-- Work required --
Give the data a second time, exactly and in full.
::::
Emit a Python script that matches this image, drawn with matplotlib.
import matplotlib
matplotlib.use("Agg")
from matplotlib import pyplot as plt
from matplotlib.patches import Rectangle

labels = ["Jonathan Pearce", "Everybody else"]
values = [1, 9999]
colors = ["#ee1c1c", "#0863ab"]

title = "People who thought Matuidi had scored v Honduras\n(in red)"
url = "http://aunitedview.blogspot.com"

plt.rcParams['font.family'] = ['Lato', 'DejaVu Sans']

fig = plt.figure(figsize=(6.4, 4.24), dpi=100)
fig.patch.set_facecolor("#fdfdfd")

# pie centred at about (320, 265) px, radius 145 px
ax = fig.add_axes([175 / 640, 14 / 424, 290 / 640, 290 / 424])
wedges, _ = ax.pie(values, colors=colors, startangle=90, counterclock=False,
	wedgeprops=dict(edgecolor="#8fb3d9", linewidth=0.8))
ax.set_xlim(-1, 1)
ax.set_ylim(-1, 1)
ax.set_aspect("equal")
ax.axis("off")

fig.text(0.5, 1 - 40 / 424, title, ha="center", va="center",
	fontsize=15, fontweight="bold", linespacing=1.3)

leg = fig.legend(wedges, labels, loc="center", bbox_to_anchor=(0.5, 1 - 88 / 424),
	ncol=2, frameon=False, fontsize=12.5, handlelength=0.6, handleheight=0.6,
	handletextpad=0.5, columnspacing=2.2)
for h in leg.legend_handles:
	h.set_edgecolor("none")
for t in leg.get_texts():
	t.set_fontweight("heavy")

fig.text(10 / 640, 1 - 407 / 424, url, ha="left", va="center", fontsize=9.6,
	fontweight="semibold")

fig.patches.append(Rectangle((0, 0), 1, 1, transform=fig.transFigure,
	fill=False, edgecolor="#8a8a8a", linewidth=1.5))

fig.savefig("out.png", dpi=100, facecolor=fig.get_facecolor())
::::
-- Exercise answer --
Emit a Python script that matches this image, drawn with matplotlib.
import matplotlib
matplotlib.use("Agg")
from matplotlib import pyplot as plt
from matplotlib.patches import Rectangle

labels = ["Jonathan Pearce", "Everybody else"]
values = [1, 9999]
colors = ["#ee1c1c", "#0863ab"]

title = "People who thought Matuidi had scored v Honduras\n(in red)"
url = "http://aunitedview.blogspot.com"

plt.rcParams['font.family'] = ['Lato', 'DejaVu Sans']

fig = plt.figure(figsize=(6.4, 4.24), dpi=100)
fig.patch.set_facecolor("#fdfdfd")

# pie centred at about (320, 265) px, radius 145 px
ax = fig.add_axes([175 / 640, 14 / 424, 290 / 640, 290 / 424])
wedges, _ = ax.pie(values, colors=colors, startangle=90, counterclock=False,
	wedgeprops=dict(edgecolor="#8fb3d9", linewidth=0.8))
ax.set_xlim(-1, 1)
ax.set_ylim(-1, 1)
ax.set_aspect("equal")
ax.axis("off")

fig.text(0.5, 1 - 40 / 424, title, ha="center", va="center",
	fontsize=15, fontweight="bold", linespacing=1.3)

leg = fig.legend(wedges, labels, loc="center", bbox_to_anchor=(0.5, 1 - 88 / 424),
	ncol=2, frameon=False, fontsize=12.5, handlelength=0.6, handleheight=0.6,
	handletextpad=0.5, columnspacing=2.2)
for h in leg.legend_handles:
	h.set_edgecolor("none")
for t in leg.get_texts():
	t.set_fontweight("heavy")

fig.text(10 / 640, 1 - 407 / 424, url, ha="left", va="center", fontsize=9.6,
	fontweight="semibold")

fig.patches.append(Rectangle((0, 0), 1, 1, transform=fig.transFigure,
	fill=False, edgecolor="#8a8a8a", linewidth=1.5))

fig.savefig("out.png", dpi=100, facecolor=fig.get_facecolor())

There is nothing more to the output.